* EXERCISE DIRECTIONS: Report every line below that holds the word "this".

* DATA EXTRACT:
──────────

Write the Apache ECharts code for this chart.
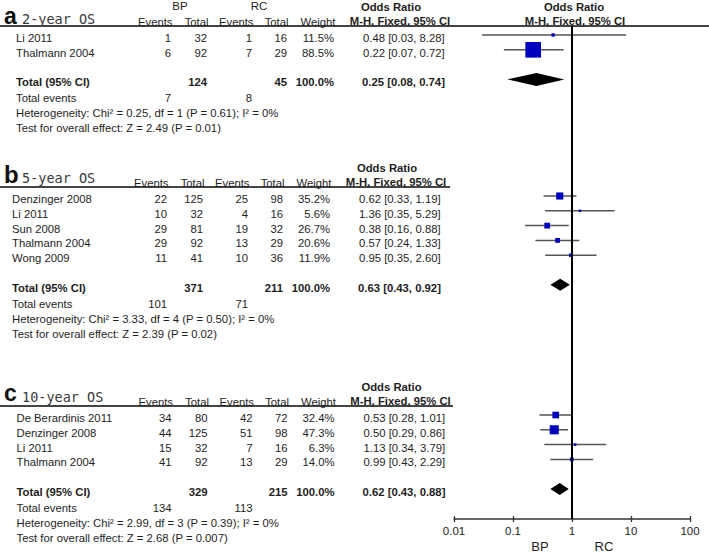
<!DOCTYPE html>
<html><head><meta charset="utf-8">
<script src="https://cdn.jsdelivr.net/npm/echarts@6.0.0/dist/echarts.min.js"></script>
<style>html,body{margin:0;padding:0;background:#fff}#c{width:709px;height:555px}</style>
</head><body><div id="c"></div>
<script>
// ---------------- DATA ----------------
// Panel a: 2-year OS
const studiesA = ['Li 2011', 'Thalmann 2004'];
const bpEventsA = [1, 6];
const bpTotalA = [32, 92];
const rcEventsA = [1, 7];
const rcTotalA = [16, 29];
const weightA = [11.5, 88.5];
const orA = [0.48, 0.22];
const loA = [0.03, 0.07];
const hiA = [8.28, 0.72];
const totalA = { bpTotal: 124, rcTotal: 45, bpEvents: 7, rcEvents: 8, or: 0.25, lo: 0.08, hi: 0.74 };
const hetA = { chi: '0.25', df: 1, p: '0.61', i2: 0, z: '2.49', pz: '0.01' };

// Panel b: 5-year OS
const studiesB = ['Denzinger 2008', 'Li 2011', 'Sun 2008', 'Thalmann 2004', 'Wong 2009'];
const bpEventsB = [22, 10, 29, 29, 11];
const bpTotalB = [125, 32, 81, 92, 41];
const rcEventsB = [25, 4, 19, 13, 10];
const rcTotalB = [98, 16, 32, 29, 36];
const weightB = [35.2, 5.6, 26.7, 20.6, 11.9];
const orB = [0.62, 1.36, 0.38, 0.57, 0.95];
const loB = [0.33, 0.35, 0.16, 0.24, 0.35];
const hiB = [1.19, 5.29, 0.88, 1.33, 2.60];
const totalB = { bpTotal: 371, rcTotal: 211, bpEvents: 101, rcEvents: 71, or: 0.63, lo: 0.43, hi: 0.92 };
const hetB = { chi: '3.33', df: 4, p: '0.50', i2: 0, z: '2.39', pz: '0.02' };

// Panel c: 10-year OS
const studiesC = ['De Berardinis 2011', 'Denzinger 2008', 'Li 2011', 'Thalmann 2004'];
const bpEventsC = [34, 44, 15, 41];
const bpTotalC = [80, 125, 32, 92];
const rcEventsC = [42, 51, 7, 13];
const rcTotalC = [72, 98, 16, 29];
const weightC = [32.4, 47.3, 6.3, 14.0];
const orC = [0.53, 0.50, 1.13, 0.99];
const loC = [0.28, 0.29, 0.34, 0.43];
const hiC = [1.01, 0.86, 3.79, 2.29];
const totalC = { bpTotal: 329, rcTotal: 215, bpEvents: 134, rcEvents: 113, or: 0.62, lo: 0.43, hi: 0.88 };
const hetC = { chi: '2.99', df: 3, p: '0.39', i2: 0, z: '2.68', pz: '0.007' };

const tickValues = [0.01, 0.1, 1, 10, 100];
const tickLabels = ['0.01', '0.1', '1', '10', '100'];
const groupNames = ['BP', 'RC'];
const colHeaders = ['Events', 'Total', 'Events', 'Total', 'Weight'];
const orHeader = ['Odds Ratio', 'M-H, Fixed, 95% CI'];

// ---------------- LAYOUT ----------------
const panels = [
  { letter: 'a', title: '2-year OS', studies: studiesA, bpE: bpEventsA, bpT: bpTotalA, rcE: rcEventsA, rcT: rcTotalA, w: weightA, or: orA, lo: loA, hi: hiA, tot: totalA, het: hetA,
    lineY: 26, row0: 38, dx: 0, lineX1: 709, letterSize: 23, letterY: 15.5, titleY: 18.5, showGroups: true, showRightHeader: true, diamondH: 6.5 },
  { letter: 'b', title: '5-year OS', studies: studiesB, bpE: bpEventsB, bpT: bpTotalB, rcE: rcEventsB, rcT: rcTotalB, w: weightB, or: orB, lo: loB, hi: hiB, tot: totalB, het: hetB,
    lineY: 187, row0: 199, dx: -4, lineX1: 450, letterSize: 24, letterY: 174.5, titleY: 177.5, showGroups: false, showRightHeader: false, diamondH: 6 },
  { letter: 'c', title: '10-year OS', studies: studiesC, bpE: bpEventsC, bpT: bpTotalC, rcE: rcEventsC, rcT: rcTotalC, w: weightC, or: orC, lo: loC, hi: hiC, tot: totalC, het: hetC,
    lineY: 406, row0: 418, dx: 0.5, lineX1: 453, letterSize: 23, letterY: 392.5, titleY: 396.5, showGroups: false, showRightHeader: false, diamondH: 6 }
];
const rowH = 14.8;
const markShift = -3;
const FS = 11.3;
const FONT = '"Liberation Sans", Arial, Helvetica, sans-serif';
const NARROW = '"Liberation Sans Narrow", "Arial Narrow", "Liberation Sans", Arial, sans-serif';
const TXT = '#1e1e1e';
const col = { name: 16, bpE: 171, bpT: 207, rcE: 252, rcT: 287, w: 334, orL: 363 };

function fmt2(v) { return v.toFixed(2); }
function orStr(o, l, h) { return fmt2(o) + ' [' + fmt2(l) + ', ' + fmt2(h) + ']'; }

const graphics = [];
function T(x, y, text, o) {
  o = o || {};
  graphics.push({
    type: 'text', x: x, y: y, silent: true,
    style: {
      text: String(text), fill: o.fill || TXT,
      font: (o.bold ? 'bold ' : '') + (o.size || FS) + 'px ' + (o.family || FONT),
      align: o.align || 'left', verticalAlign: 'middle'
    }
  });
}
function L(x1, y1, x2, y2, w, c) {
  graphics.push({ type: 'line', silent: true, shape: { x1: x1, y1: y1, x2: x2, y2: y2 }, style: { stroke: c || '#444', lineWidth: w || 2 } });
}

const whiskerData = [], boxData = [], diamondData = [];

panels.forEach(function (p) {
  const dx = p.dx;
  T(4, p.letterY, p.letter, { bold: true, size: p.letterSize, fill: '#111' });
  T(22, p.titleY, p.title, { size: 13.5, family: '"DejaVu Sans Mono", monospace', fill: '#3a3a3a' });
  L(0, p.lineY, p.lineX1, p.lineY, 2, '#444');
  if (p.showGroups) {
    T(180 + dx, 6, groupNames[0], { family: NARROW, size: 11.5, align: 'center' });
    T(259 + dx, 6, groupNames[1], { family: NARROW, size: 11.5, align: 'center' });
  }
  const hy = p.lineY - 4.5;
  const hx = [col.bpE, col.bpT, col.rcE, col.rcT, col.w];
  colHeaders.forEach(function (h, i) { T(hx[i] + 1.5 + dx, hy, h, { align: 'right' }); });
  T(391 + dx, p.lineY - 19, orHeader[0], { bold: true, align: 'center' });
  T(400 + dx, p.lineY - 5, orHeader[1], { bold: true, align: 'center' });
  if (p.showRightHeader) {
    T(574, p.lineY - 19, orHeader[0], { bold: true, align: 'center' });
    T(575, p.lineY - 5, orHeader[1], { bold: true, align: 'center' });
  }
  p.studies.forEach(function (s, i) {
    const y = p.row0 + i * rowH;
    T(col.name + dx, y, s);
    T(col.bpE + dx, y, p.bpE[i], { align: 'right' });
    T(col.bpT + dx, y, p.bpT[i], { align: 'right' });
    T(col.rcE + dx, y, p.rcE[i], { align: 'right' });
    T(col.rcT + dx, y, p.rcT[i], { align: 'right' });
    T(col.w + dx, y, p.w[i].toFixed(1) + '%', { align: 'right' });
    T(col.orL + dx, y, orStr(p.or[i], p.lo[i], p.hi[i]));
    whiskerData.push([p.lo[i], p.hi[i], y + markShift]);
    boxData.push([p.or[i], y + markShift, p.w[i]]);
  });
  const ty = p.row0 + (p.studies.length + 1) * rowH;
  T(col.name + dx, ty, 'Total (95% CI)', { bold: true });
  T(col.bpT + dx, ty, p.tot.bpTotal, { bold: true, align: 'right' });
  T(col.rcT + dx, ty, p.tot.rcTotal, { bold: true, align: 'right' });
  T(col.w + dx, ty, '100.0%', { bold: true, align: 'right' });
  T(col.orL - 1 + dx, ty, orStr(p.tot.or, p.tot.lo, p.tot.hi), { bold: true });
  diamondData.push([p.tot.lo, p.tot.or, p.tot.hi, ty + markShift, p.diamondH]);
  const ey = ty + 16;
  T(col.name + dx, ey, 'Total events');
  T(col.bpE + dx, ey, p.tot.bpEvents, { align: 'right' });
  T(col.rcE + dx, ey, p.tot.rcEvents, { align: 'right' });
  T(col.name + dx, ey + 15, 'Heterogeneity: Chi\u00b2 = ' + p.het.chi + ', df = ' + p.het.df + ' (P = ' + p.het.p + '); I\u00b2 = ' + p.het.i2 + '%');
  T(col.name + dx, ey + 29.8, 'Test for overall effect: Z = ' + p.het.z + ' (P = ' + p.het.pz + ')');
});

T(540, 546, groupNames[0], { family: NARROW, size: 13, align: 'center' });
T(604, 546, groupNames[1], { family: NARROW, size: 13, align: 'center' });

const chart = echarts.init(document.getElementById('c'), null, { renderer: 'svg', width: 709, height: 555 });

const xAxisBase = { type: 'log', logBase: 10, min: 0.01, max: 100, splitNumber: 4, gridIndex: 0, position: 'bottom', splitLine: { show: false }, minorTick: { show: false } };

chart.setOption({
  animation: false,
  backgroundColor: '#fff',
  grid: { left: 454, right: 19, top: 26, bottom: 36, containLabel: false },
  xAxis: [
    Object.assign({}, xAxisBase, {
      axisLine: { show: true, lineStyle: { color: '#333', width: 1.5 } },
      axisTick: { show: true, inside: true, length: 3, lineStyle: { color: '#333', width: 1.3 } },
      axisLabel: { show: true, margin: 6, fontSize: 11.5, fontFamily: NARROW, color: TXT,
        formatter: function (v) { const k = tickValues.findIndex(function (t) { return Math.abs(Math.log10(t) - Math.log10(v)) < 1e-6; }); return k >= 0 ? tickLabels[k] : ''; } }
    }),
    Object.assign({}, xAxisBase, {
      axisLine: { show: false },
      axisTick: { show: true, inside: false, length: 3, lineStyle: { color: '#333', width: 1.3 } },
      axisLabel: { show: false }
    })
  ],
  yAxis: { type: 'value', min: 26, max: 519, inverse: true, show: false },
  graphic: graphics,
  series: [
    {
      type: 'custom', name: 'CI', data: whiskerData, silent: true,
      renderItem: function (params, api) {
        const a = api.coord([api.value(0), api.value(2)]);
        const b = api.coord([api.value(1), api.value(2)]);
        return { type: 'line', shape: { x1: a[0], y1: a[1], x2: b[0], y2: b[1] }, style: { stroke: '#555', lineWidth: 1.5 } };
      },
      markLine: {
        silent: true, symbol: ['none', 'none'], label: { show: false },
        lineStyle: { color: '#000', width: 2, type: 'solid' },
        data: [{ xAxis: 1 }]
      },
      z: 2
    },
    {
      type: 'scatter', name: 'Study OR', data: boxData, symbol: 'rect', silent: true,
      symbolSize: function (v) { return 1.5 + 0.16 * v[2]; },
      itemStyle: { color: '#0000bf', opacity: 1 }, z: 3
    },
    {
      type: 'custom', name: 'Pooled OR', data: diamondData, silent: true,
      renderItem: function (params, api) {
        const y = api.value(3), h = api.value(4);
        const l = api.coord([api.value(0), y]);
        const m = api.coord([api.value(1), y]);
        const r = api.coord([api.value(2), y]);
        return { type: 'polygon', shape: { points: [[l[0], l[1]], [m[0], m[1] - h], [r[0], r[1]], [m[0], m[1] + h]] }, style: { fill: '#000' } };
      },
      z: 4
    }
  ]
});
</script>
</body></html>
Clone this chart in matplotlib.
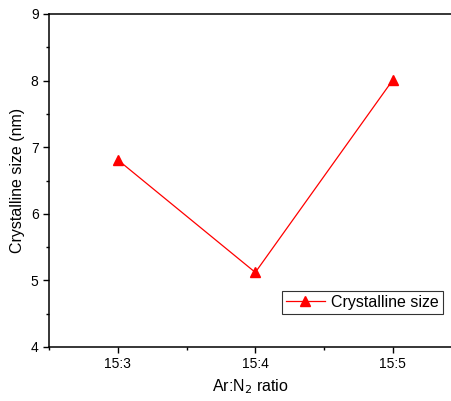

──────────

* COMPLETED TASK:
Write the Apache ECharts code for this chart.
Clone this chart in matplotlib.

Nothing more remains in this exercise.